-- Given problem --
Transcribe only the lines from the line with "Emit a web page" through the line with "const seriesValues = [ninguno, bajo, mediano, alto, sinOpinion];", exactly, counting both of those lines as part of the stretch.
── The records
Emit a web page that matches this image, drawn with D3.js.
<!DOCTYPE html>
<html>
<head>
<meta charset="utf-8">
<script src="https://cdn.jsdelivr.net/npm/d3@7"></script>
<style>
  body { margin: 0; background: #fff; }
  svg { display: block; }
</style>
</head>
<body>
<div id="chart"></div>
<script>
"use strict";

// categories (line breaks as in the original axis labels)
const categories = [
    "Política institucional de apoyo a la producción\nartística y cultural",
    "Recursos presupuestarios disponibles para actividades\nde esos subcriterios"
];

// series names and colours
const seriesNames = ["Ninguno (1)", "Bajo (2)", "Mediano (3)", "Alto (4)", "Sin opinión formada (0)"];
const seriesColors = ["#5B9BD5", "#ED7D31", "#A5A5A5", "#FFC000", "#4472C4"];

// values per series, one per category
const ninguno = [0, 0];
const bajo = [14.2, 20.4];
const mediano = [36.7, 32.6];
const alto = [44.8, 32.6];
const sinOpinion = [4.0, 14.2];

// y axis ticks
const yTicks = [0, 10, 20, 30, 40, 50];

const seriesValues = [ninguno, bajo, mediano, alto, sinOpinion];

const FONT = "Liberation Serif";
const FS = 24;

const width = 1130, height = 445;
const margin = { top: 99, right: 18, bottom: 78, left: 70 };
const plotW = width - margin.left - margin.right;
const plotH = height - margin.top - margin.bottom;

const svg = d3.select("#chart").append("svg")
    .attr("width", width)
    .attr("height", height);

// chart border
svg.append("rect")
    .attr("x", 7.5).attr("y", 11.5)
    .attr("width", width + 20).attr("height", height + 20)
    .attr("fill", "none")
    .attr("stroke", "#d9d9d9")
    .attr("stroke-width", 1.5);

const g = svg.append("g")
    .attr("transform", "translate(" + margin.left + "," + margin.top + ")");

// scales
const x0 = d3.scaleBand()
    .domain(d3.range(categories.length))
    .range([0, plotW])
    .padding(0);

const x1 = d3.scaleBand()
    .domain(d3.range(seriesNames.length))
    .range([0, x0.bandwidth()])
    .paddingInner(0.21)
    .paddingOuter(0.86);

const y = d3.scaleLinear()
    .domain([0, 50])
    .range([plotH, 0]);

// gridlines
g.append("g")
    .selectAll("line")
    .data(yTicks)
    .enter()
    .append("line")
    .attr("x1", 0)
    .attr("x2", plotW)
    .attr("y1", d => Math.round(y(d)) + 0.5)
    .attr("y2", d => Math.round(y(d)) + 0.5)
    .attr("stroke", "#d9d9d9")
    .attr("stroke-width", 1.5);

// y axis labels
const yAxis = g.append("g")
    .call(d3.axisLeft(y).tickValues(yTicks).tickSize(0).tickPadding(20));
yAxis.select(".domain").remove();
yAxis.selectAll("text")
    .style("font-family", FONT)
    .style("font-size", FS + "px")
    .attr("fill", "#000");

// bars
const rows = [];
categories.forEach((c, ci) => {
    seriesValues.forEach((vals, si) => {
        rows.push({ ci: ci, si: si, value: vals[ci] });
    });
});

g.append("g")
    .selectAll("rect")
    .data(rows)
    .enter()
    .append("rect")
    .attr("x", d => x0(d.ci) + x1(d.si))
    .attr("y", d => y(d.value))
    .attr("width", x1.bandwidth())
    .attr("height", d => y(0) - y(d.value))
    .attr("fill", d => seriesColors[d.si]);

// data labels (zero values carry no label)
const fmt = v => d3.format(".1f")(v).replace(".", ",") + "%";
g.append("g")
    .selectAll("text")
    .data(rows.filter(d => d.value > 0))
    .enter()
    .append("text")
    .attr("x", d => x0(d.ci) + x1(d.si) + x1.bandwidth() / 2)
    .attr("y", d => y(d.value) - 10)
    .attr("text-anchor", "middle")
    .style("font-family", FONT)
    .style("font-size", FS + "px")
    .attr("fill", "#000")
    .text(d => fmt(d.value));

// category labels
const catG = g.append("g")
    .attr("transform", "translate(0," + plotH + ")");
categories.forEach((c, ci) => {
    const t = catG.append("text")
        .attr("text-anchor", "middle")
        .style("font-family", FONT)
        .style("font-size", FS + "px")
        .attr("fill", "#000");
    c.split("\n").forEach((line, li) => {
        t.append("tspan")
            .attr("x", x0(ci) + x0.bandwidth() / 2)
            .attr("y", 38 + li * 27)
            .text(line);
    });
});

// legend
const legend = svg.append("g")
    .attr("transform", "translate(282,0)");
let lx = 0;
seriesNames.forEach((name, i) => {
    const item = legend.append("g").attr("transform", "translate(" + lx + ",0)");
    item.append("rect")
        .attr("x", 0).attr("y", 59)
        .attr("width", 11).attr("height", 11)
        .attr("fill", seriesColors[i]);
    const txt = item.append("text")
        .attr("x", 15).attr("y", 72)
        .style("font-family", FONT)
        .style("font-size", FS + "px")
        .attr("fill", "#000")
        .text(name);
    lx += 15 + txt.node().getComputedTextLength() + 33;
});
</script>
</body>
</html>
────
── The records
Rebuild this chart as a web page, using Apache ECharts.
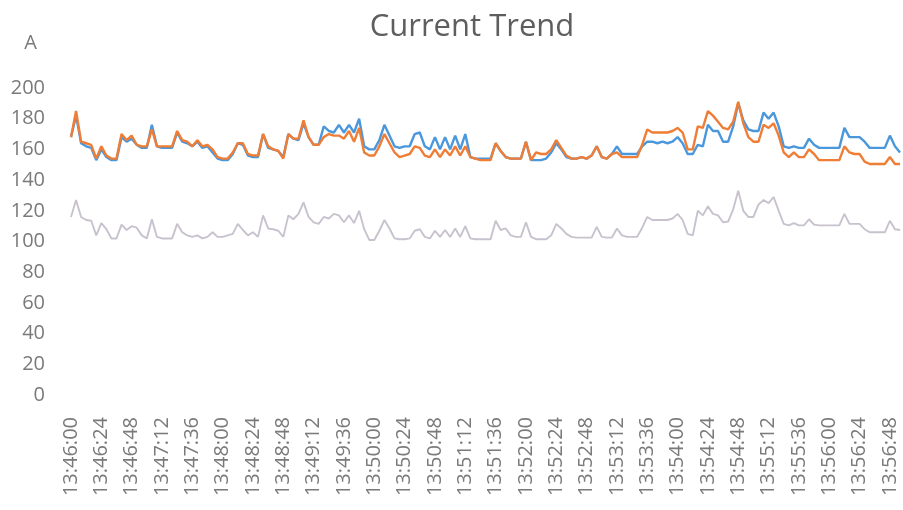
────
── The records
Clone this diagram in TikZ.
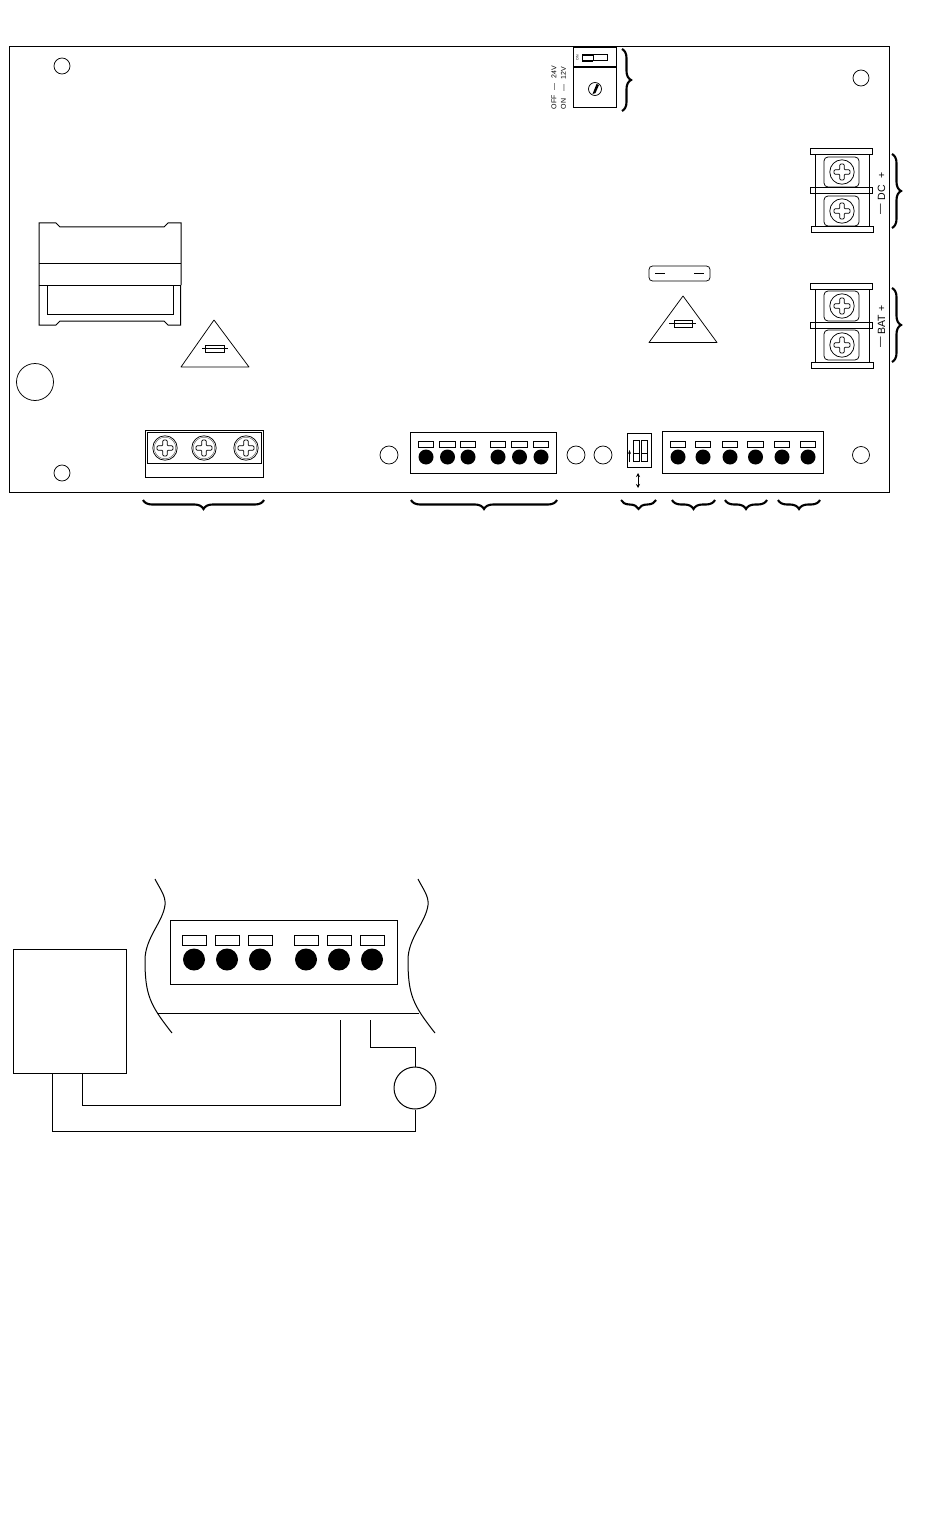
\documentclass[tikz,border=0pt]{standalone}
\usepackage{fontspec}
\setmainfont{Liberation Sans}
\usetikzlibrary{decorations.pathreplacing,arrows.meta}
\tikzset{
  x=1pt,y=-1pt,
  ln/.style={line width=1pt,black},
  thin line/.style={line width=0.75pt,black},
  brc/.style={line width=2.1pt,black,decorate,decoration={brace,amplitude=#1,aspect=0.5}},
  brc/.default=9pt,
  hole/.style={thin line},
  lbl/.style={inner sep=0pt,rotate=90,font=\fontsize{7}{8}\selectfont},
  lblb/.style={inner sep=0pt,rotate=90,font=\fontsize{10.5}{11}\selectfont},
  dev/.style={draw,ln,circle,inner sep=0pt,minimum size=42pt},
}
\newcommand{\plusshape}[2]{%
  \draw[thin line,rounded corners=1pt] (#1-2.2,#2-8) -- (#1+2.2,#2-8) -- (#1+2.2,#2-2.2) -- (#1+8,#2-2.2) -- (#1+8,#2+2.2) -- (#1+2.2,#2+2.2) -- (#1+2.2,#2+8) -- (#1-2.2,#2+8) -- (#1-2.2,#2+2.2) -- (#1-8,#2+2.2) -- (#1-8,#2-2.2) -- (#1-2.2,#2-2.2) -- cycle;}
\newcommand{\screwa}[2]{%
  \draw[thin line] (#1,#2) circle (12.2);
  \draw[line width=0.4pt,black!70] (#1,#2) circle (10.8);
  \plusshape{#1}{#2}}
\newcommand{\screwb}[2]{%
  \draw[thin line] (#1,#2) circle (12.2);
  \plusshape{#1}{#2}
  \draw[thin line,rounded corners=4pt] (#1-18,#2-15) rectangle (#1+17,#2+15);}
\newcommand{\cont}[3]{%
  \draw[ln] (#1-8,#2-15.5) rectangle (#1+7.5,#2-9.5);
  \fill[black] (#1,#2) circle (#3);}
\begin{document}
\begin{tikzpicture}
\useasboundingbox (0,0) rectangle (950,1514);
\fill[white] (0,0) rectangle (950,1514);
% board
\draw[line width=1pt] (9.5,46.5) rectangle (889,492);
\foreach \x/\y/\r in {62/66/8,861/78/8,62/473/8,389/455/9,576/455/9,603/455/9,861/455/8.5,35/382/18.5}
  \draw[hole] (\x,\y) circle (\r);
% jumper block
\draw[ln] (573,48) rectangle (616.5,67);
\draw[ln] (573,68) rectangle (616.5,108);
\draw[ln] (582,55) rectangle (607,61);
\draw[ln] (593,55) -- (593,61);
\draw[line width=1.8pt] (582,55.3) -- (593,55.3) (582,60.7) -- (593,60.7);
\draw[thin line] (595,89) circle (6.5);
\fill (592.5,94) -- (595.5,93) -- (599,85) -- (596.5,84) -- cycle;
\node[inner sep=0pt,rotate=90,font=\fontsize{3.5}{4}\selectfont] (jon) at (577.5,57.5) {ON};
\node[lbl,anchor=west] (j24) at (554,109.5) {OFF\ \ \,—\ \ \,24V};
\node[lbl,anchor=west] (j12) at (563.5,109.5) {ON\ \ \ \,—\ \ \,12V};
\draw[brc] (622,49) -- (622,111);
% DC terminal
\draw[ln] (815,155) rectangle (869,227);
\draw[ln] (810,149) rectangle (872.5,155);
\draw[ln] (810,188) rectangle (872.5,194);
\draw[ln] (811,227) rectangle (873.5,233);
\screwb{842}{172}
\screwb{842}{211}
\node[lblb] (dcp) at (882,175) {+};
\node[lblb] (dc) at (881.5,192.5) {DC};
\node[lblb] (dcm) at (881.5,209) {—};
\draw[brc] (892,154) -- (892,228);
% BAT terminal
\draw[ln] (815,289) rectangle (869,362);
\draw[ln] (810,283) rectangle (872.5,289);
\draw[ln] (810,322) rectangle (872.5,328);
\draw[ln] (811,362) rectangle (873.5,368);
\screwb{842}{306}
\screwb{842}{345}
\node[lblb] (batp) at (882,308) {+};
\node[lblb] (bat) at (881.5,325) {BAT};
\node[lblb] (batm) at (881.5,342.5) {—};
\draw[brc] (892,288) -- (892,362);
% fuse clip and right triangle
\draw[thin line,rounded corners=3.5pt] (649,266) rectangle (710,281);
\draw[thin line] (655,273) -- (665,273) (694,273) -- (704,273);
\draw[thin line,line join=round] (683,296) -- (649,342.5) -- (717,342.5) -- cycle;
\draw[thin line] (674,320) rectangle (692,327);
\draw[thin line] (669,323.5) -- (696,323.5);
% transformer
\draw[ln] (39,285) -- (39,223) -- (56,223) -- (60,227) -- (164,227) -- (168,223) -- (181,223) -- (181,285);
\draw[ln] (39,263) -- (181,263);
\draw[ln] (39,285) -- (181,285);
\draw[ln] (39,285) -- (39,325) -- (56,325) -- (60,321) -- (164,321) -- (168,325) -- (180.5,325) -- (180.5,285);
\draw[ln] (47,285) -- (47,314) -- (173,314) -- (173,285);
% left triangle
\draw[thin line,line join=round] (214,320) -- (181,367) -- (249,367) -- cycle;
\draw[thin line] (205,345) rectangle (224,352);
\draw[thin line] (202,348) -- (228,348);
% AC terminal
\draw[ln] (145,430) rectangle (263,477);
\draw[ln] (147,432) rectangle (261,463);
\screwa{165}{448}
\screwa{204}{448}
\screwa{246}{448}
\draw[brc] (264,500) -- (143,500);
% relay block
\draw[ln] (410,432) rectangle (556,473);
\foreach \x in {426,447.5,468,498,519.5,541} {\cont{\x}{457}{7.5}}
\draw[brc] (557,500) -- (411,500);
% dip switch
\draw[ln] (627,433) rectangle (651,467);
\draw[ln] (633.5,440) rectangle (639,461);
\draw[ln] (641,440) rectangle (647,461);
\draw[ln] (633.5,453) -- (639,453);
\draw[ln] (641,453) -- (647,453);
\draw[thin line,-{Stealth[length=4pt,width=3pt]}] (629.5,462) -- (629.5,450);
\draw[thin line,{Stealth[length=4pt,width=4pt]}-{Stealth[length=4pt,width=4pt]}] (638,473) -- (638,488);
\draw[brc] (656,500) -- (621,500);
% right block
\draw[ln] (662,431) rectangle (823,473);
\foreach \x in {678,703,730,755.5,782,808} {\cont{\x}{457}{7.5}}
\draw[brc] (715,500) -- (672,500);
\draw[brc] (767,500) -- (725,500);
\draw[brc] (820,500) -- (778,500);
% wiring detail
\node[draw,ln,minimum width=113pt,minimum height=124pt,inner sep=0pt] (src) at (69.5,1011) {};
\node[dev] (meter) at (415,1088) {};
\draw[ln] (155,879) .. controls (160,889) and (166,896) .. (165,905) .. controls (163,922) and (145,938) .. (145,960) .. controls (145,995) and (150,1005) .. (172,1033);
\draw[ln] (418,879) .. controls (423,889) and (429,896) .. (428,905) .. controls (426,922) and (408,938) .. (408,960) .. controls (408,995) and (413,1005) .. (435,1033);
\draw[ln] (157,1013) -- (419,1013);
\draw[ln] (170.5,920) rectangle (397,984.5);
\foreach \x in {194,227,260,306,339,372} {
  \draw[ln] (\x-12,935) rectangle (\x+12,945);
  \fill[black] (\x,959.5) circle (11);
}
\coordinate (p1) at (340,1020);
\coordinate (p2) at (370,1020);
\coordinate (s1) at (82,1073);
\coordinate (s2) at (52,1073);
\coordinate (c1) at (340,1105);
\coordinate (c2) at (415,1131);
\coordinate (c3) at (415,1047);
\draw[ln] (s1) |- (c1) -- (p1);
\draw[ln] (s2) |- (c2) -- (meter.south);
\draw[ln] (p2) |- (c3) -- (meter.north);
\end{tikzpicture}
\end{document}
────
-- Answer to this problem --
Emit a web page that matches this image, drawn with D3.js.
<!DOCTYPE html>
<html>
<head>
<meta charset="utf-8">
<script src="https://cdn.jsdelivr.net/npm/d3@7"></script>
<style>
  body { margin: 0; background: #fff; }
  svg { display: block; }
</style>
</head>
<body>
<div id="chart"></div>
<script>
"use strict";

// categories (line breaks as in the original axis labels)
const categories = [
    "Política institucional de apoyo a la producción\nartística y cultural",
    "Recursos presupuestarios disponibles para actividades\nde esos subcriterios"
];

// series names and colours
const seriesNames = ["Ninguno (1)", "Bajo (2)", "Mediano (3)", "Alto (4)", "Sin opinión formada (0)"];
const seriesColors = ["#5B9BD5", "#ED7D31", "#A5A5A5", "#FFC000", "#4472C4"];

// values per series, one per category
const ninguno = [0, 0];
const bajo = [14.2, 20.4];
const mediano = [36.7, 32.6];
const alto = [44.8, 32.6];
const sinOpinion = [4.0, 14.2];

// y axis ticks
const yTicks = [0, 10, 20, 30, 40, 50];

const seriesValues = [ninguno, bajo, mediano, alto, sinOpinion];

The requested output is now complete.